OBJECTIVE:
Write out each line of the listing as it stands, without the images.
***
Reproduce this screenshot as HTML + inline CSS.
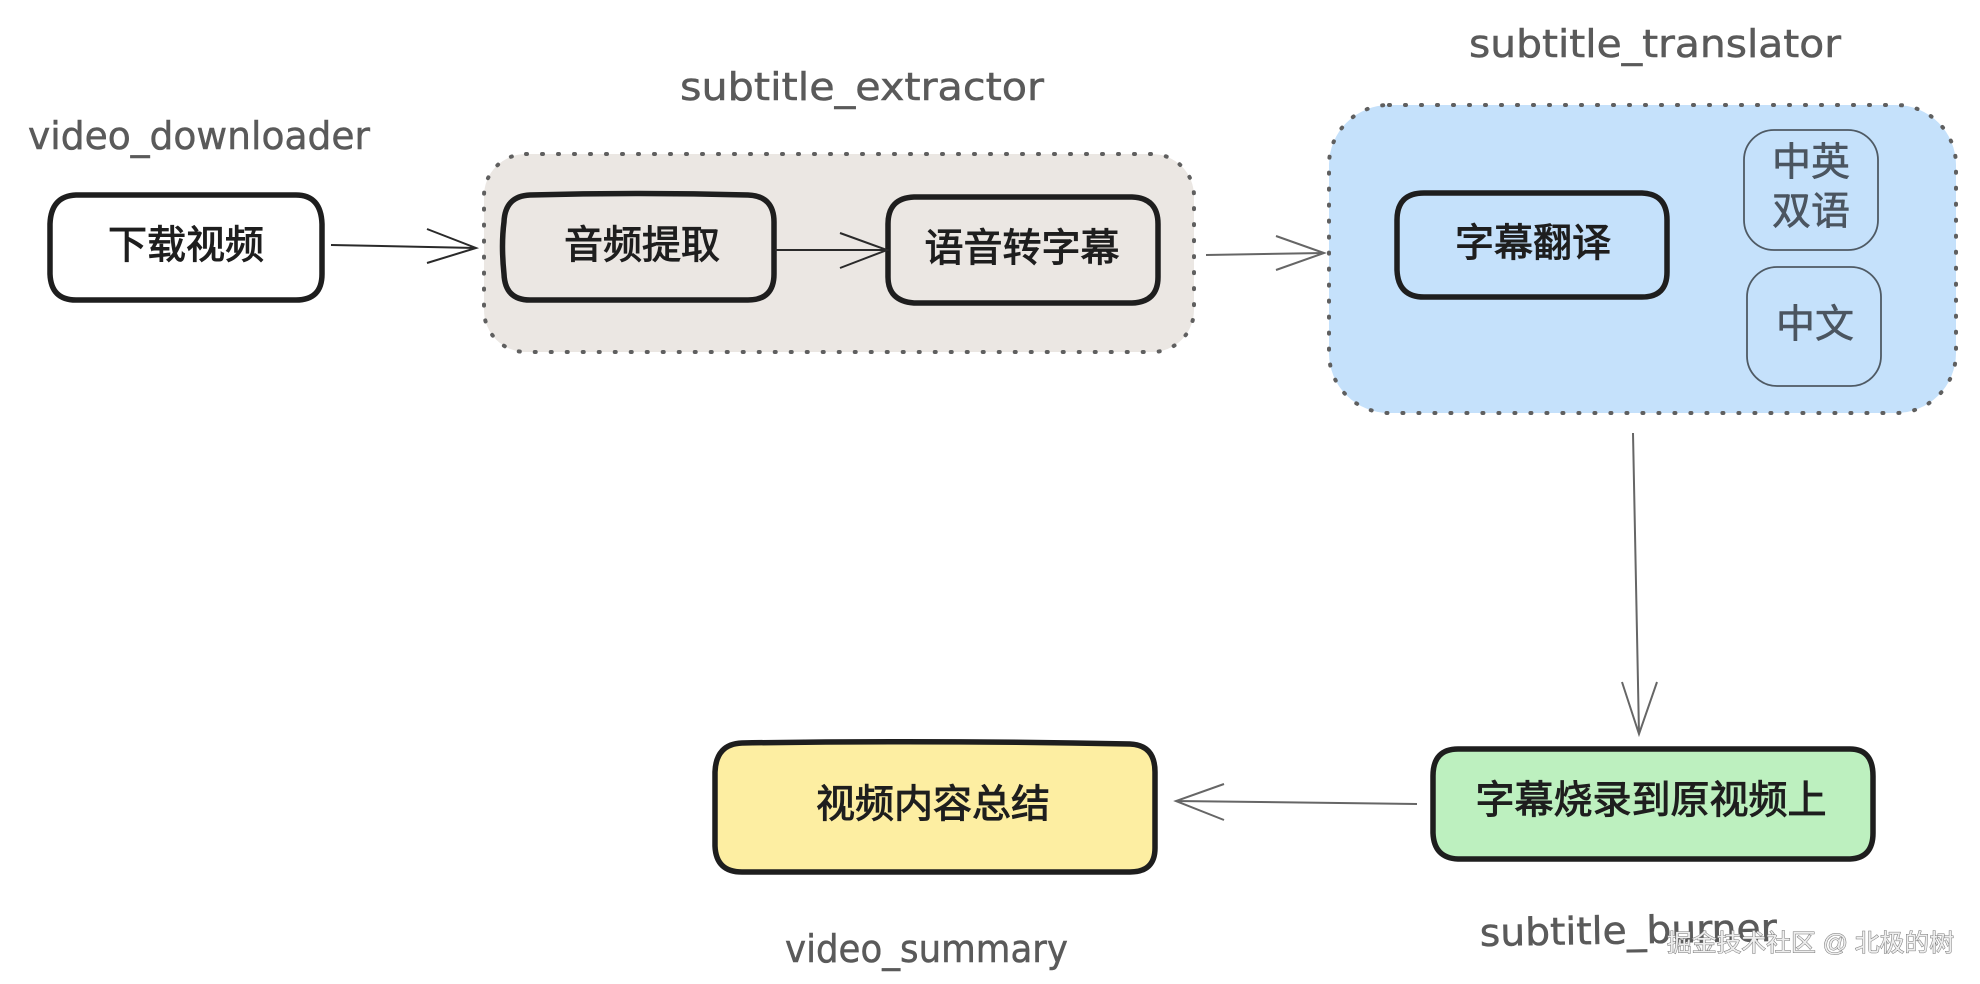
<!DOCTYPE html>
<html><head><meta charset="utf-8"><style>
html,body{margin:0;padding:0;background:#fff;width:1980px;height:984px;overflow:hidden}
svg{display:block}
.c{font-family:"Liberation Sans","WenQuanYi Zen Hei","Noto Sans CJK SC",sans-serif;font-size:39px;fill:#1e1e1e;stroke:#1e1e1e;stroke-width:1;text-anchor:middle;dominant-baseline:central}
.g{fill:#4b5560;stroke:#4b5560;stroke-width:.6}
.l{font-family:"DejaVu Sans","Liberation Sans",sans-serif;font-size:38px;fill:#5a5a5a;stroke:#5a5a5a;stroke-width:.5}
.b{stroke:#1e1e1e;stroke-width:5.5;stroke-linejoin:round}
.d{stroke:#5f5f5f;stroke-width:4;stroke-linecap:round;stroke-dasharray:1 15}
.a{fill:none;stroke:#2a2a2a;stroke-width:2}
.a2{fill:none;stroke:#666;stroke-width:2}
</style></head><body>
<svg xmlns="http://www.w3.org/2000/svg" width="1980" height="984" viewBox="0 0 1980 984">
<rect width="1980" height="984" fill="#fff"/>
<rect class="d" x="484" y="154" width="710" height="198" rx="42" fill="#ebe7e3"/>
<rect class="d" x="1329" y="105" width="627" height="308" rx="60" fill="#c5e1fb"/>

<path class="b" style="fill:#fff" d="M76 195 H296 Q321 195 322 224 V274 Q322 300 296 300 H76 Q51 300 50 274 V224 Q51 196 76 195Z"/>
<path class="b" style="fill:none" d="M530 195 Q640 192 748 195 Q774 196 774 222 V274 Q774 300 748 300 H530 Q505 300 504 274 Q501 245 504 222 Q505 196 530 195Z"/>
<path class="b" style="fill:none" d="M914 197 H1132 Q1158 198 1158 224 V277 Q1158 302 1132 303 H914 Q888 301 888 277 V224 Q888 198 914 197Z"/>
<path class="b" style="fill:none" d="M1424 193 H1642 Q1667 194 1667 220 V272 Q1667 297 1642 297 H1424 Q1398 297 1397 270 V220 Q1397 193 1424 193Z"/>
<rect x="1744" y="130" width="134" height="120" rx="30" fill="none" stroke="#4f5a64" stroke-width="1.8"/>
<rect x="1747" y="267" width="134" height="119" rx="30" fill="none" stroke="#4f5a64" stroke-width="1.8"/>
<path class="b" style="fill:#bdf0bf" d="M1458 749 H1850 Q1873 749 1873 776 V833 Q1873 858 1850 859 H1458 Q1434 858 1433 833 V776 Q1433 749 1458 749Z"/>
<path class="b" style="fill:#fdeea2" d="M742 743 Q930 740 1130 744 Q1155 745 1155 772 V848 Q1155 872 1130 872 H742 Q716 872 715 846 V772 Q716 744 742 743Z"/>

<text class="c" x="186" y="246">下载视频</text>
<text class="c" x="642" y="246">音频提取</text>
<text class="c" x="1022" y="249">语音转字幕</text>
<text class="c" x="1533" y="244">字幕翻译</text>
<text class="c g" x="1811" y="163">中英</text>
<text class="c g" x="1811" y="212">双语</text>
<text class="c g" x="1815" y="325">中文</text>
<text class="c" x="1651" y="801">字幕烧录到原视频上</text>
<text class="c" x="933" y="805">视频内容总结</text>

<text class="l" x="28" y="149" textLength="342" lengthAdjust="spacingAndGlyphs">video_downloader</text>
<text class="l" x="680" y="100" textLength="364" lengthAdjust="spacingAndGlyphs">subtitle_extractor</text>
<text class="l" x="1469" y="57" textLength="372" lengthAdjust="spacingAndGlyphs">subtitle_translator</text>
<text class="l" x="1480" y="946" textLength="297" lengthAdjust="spacingAndGlyphs" transform="rotate(-1 1480 946)">subtitle_burner</text>
<text class="l" x="785" y="962" textLength="283" lengthAdjust="spacingAndGlyphs">video_summary</text>

<path class="a" d="M331 245 L476 248 M427 229 L476 248 L427 263"/>
<path class="a" d="M775 250 L887 250 M840 233 L887 250 L840 268"/>
<path class="a2" d="M1206 255 L1324 253 M1276 236 L1324 253 L1276 270"/>
<path class="a2" d="M1633 433 L1639 734 M1622 682 L1639 734 L1657 682"/>
<path class="a2" d="M1417 804 L1176 801 M1224 784 L1176 801 L1224 820"/>

<text x="1667" y="951" textLength="287" lengthAdjust="spacingAndGlyphs" style="font-family:'Liberation Sans','Noto Sans CJK SC',sans-serif;font-size:24px;fill:#eee;stroke:#777;stroke-width:1;paint-order:stroke">掘金技术社区 @ 北极的树</text>
</svg>
</body></html>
***
RESPONSE TO THIS TASK:
Reproduce this screenshot as HTML + inline CSS.
<!DOCTYPE html>
<html><head><meta charset="utf-8"><style>
html,body{margin:0;padding:0;background:#fff;width:1980px;height:984px;overflow:hidden}
svg{display:block}
.c{font-family:"Liberation Sans","WenQuanYi Zen Hei","Noto Sans CJK SC",sans-serif;font-size:39px;fill:#1e1e1e;stroke:#1e1e1e;stroke-width:1;text-anchor:middle;dominant-baseline:central}
.g{fill:#4b5560;stroke:#4b5560;stroke-width:.6}
.l{font-family:"DejaVu Sans","Liberation Sans",sans-serif;font-size:38px;fill:#5a5a5a;stroke:#5a5a5a;stroke-width:.5}
.b{stroke:#1e1e1e;stroke-width:5.5;stroke-linejoin:round}
.d{stroke:#5f5f5f;stroke-width:4;stroke-linecap:round;stroke-dasharray:1 15}
.a{fill:none;stroke:#2a2a2a;stroke-width:2}
.a2{fill:none;stroke:#666;stroke-width:2}
</style></head><body>
<svg xmlns="http://www.w3.org/2000/svg" width="1980" height="984" viewBox="0 0 1980 984">
<rect width="1980" height="984" fill="#fff"/>
<rect class="d" x="484" y="154" width="710" height="198" rx="42" fill="#ebe7e3"/>
<rect class="d" x="1329" y="105" width="627" height="308" rx="60" fill="#c5e1fb"/>

<path class="b" style="fill:#fff" d="M76 195 H296 Q321 195 322 224 V274 Q322 300 296 300 H76 Q51 300 50 274 V224 Q51 196 76 195Z"/>
<path class="b" style="fill:none" d="M530 195 Q640 192 748 195 Q774 196 774 222 V274 Q774 300 748 300 H530 Q505 300 504 274 Q501 245 504 222 Q505 196 530 195Z"/>
<path class="b" style="fill:none" d="M914 197 H1132 Q1158 198 1158 224 V277 Q1158 302 1132 303 H914 Q888 301 888 277 V224 Q888 198 914 197Z"/>
<path class="b" style="fill:none" d="M1424 193 H1642 Q1667 194 1667 220 V272 Q1667 297 1642 297 H1424 Q1398 297 1397 270 V220 Q1397 193 1424 193Z"/>
<rect x="1744" y="130" width="134" height="120" rx="30" fill="none" stroke="#4f5a64" stroke-width="1.8"/>
<rect x="1747" y="267" width="134" height="119" rx="30" fill="none" stroke="#4f5a64" stroke-width="1.8"/>
<path class="b" style="fill:#bdf0bf" d="M1458 749 H1850 Q1873 749 1873 776 V833 Q1873 858 1850 859 H1458 Q1434 858 1433 833 V776 Q1433 749 1458 749Z"/>
<path class="b" style="fill:#fdeea2" d="M742 743 Q930 740 1130 744 Q1155 745 1155 772 V848 Q1155 872 1130 872 H742 Q716 872 715 846 V772 Q716 744 742 743Z"/>

<text class="c" x="186" y="246">下载视频</text>
<text class="c" x="642" y="246">音频提取</text>
<text class="c" x="1022" y="249">语音转字幕</text>
<text class="c" x="1533" y="244">字幕翻译</text>
<text class="c g" x="1811" y="163">中英</text>
<text class="c g" x="1811" y="212">双语</text>
<text class="c g" x="1815" y="325">中文</text>
<text class="c" x="1651" y="801">字幕烧录到原视频上</text>
<text class="c" x="933" y="805">视频内容总结</text>

<text class="l" x="28" y="149" textLength="342" lengthAdjust="spacingAndGlyphs">video_downloader</text>
<text class="l" x="680" y="100" textLength="364" lengthAdjust="spacingAndGlyphs">subtitle_extractor</text>
<text class="l" x="1469" y="57" textLength="372" lengthAdjust="spacingAndGlyphs">subtitle_translator</text>
<text class="l" x="1480" y="946" textLength="297" lengthAdjust="spacingAndGlyphs" transform="rotate(-1 1480 946)">subtitle_burner</text>
<text class="l" x="785" y="962" textLength="283" lengthAdjust="spacingAndGlyphs">video_summary</text>

<path class="a" d="M331 245 L476 248 M427 229 L476 248 L427 263"/>
<path class="a" d="M775 250 L887 250 M840 233 L887 250 L840 268"/>
<path class="a2" d="M1206 255 L1324 253 M1276 236 L1324 253 L1276 270"/>
<path class="a2" d="M1633 433 L1639 734 M1622 682 L1639 734 L1657 682"/>
<path class="a2" d="M1417 804 L1176 801 M1224 784 L1176 801 L1224 820"/>

<text x="1667" y="951" textLength="287" lengthAdjust="spacingAndGlyphs" style="font-family:'Liberation Sans','Noto Sans CJK SC',sans-serif;font-size:24px;fill:#eee;stroke:#777;stroke-width:1;paint-order:stroke">掘金技术社区 @ 北极的树</text>
</svg>
</body></html>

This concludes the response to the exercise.